El camino de Jesús es que hagamos también lo mismo que él hizo, ––entregar nuestra vida––, para que podamos llegar a la nueva vida, a la resurrección.
Hoy en el cristianismo ofrecemos Pan y Vino como lo ofreció Jesús en primicia de su propia persona, acepta el arresto injusto, la sentencia y la muerte que no merecía, así llega con una gran fortaleza espiritual e incluso cuando está a punto de morir exclama: “Padre, perdónalos porque no saben lo que hacen”. Éste es el misterio que celebramos en este día, por ello es tan solemne, es el momento culmen de la vida de Jesús que inicia en este Triduo Santo del Jueves al Domingo, el paso de Jesús por la pasión, muerte y resurrección.
“Hagan esto ustedes también, en memoria mía”, cuántas veces venimos a la misa pensando que con haber venido ya la hicimos, es decir, pensamos que ya nuestra relación con Dios quedó garantizada, sin embargo, queda un pendiente, siempre que venimos a participar de la Cena del Señor es como la de Jesús, en su primera misa, se pone a lavarle los pies a los apóstoles y les dice: “también ustedes hagan lo mismo”, pero se va más a fondo: “sirvan los unos a los otros”.
Jesús participa en esta primer Eucaristía, consagrando Pan y Vino como primicia de la entrega de su propio Cuerpo.
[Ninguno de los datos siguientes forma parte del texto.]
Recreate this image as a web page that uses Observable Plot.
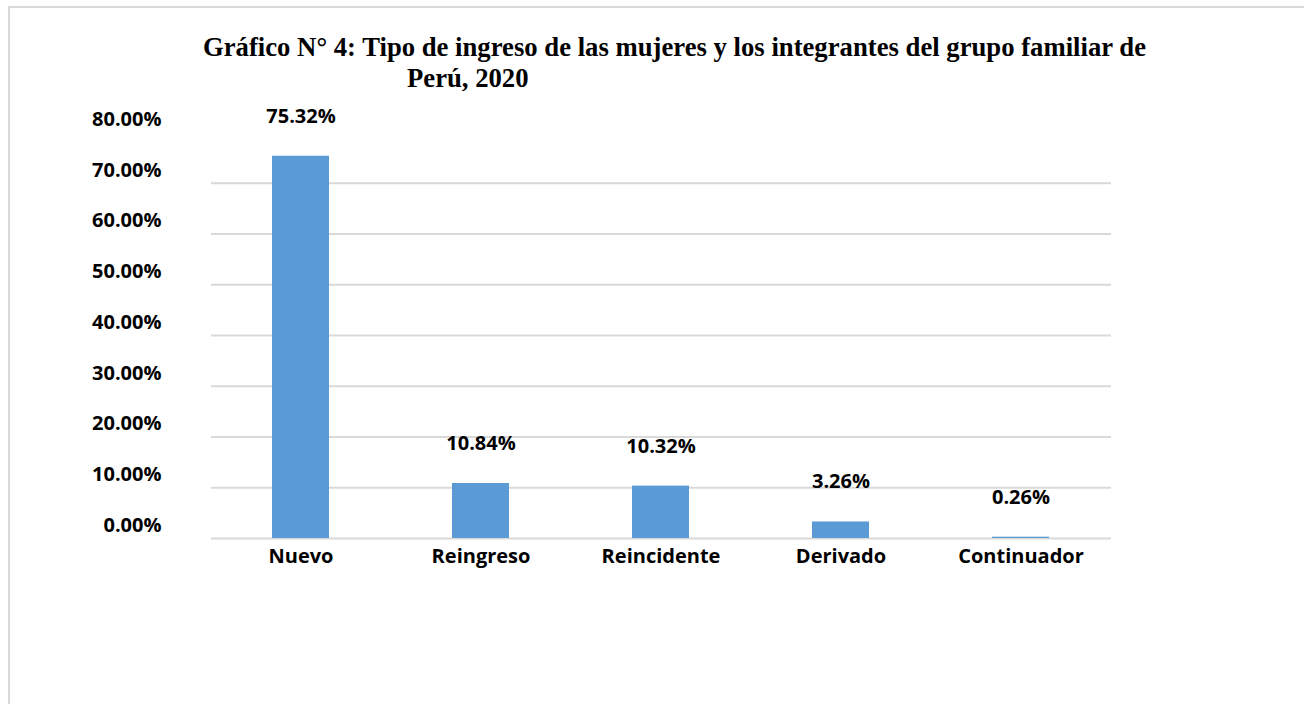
<!DOCTYPE html>
<html><head><meta charset="utf-8">
<script src="https://cdn.jsdelivr.net/npm/d3@7"></script>
<script src="https://cdn.jsdelivr.net/npm/@observablehq/plot@0.6"></script>
<style>
html,body{margin:0;padding:0;background:#fff;}
#wrap{position:relative;width:1304px;height:704px;overflow:hidden;background:#fff;}
#frame{position:absolute;left:8px;top:6px;width:1400px;height:800px;border-top:2px solid #d9d9d9;border-left:2px solid #d9d9d9;}
.t{position:absolute;font-family:"Liberation Serif","Times New Roman",serif;font-weight:bold;font-size:26.7px;line-height:30px;color:#000;white-space:nowrap;}
#chart{position:absolute;left:0;top:0;}
</style></head>
<body>
<div id="wrap">
  <div id="frame"></div>
  <div id="chart"></div>
  <div class="t" id="t1" style="left:203px;top:32px;">Gráfico N° 4: Tipo de ingreso de las mujeres y los integrantes del grupo familiar de</div>
  <div class="t" id="t2" style="left:407px;top:63px;">Perú, 2020</div>
</div>
<script>
const categories = ["Nuevo", "Reingreso", "Reincidente", "Derivado", "Continuador"];
const values = [0.7532, 0.1084, 0.1032, 0.0326, 0.0026];
const yTicks = [0, 0.1, 0.2, 0.3, 0.4, 0.5, 0.6, 0.7, 0.8];
const gridValues = [0.1, 0.2, 0.3, 0.4, 0.5, 0.6, 0.7];

const data = categories.map((c, i) => ({cat: c, value: values[i]}));
const pct = d3.format(".2%");

const chart = Plot.plot({
  width: 1304,
  height: 704,
  marginLeft: 211,
  marginRight: 193,
  marginTop: 132,
  marginBottom: 166,
  style: {fontFamily: "'Open Sans', sans-serif", fontWeight: "bold", fontSize: "20px", color: "#000", background: "transparent"},
  x: {domain: categories, paddingInner: 0.683, paddingOuter: 0.3415, axis: null},
  y: {domain: [0, 0.8], axis: null},
  marks: [
    Plot.gridY(gridValues, {stroke: "#d9d9d9", strokeOpacity: 1, strokeWidth: 2}),
    Plot.ruleY([0], {stroke: "#d9d9d9", strokeWidth: 2}),
    Plot.barY(data, {x: "cat", y: "value", fill: "#5b9bd5"}),
    Plot.axisY(yTicks, {tickSize: 0, tickPadding: 50, dy: -13, tickFormat: pct, fontSize: 20, fontWeight: "bold", fill: "#000", label: null}),
    Plot.axisX({tickSize: 0, tickPadding: 10, fontSize: 20, fontWeight: "bold", fill: "#000", label: null}),
    Plot.text(data, {x: "cat", y: "value", text: d => pct(d.value), dy: -40, fontSize: 20, fontWeight: "bold", fill: "#000"})
  ]
});
document.getElementById("chart").appendChild(chart);
</script>
</body></html>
También nosotros cuando venimos a la Eucaristía la tarea que nos queda es regresar a nuestra vida cotidiana para servir a los demás; el esposo a la esposa y viceversa; los padres a los hijos y los hijos a los Padres, los vecinos entre sí, la familia extensa, ––nuestra sociedad––. Es hermoso ver una sociedad que ha alcanzado su sentido de fraternidad, de hermandad, de preocuparnos los unos por los otros.
Para que esto suceda tiene que crecer a partir de pequeños grupos, la transformación de nuestra sociedad no puede darse como varita mágica de la noche a la mañana, tiene que generarse desde la familia y desde la buena vecindad, desde los lugares de nuestro trabajo donde atendemos a otros, en esa atención está nuestro servicio, si no lo hacemos viendo a los demás como simples clientes o como a quien tengo que atender porque para eso estamos siendo pagados, sino que lo vemos como a quién queremos servir en nombre de Cristo, ahí estamos ofreciendo nuestro sacrificio existencial, ahí estamos realizando la prolongación de la Eucaristía que nos ayudará para que seamos auténticos discípulos de Cristo.
En nuestra Iglesia diocesana con gran alegría estamos formando estas pequeñas comunidades en las parroquias para que a la luz de la Palabra de Dios crezcan y conozcan todos estos aspectos del desarrollo de nuestra fe, que por la tradición de nuestros padres las recibimos, pero no con las herramientas suficientes para ponerla en práctica y acrecentarla, es decir, nos quedamos con lo mínimo que nos pasaron nuestros padres en la fe en Cristo y con ese mínimo no garantizamos nuestra fe fraterna, con ese mínimo no garantizamos el futuro de los niños y de los jóvenes ante el doloroso y dramático momento que vive nuestro mundo, amenazado por la droga, por las adicciones, por la violencia, por la delincuencia organizada. No basta lo que para nosotros quizá si nos fue suficiente, necesitamos desarrollar nuestra fe.
Hoy díganle cada uno de ustedes a Cristo: ¡yo también seré como tú!, también voy a ofrecer mi persona al proyecto que Dios tiene pensado para mí, al proyecto por el cual me ha dado la vida, yo también quiero hacer esto que tú hiciste, en memoria tuya para que tú estés en mí y yo en ti, para que tú estés en nosotros y así podamos dar testimonio de que caminas con nosotros, de que vives en medio de nosotros.
Por eso dice San Pablo al final de la segunda lectura: “cada vez que ustedes comen de este pan y beben de este cáliz, proclaman la muerte del Señor hasta que vuelva”. Que así sea.